Crittenden is an effusive brand ambassador and clearly a crucial part
of the business, with Guigal one of the eight most-recognised wine brands in the world. Its Guigal Côtes du Rhône Rouge has improved so much and so consistently over the past 15 years, it is sometimes tempting to imagine that this wine virtually sells itself. How this has happened is easy to quantify (see reviews below), but ‘why’ is perhaps the more interesting question.

The poster child for any winery is its most affordable wine, and if it has a surprise factor it is the best advertising money can buy because it creates a culture of trust in the brand. And given the quality of the higher tier wines in the Guigal stable, this trust is well-placed.

The Guigal name is, along with Chapoutier, Chave and Clape, one of the most famous in the Northern Rhône. In this case, the company is both a negociant (negotiating deals with grape growers –
at least 850 of them) and a winemaker based in Côtes Rôtie: one of the world’s benchmark wine regions and one of the tiniest.
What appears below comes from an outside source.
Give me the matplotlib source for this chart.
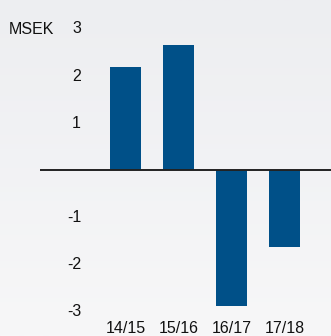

Although Guigal is best known for its high-quality benchmark Côtes du Rhône Rouge and its staggeringly concentrated single vineyard Côtes Rôtie wines, it also produces stellar examples of Châteauneuf- du-Pape, Hermitage, Gigondas and Condrieu. In 2017, the Guigal family purchased Château de Nalys and in 2022, they purchased Chateau d’Aqueria, a large estate in the southern RhÔne with 66 hectares of vines planted in the appellations of Tavel, Lirac and the Côtes du Rhône.

“I’ve never seen anything like Guigal in the wine business in over 50 years of working in wine, in terms of passion, dedication and a constant quest for improvement,” says Crittenden.

Lest this all sound like an unrestrained rave about a large French wine company, the quality, potential ageing ability and delicious drinkability of the Guigal wines all show that it is possible to make a range of products in high volume that highlight great quality.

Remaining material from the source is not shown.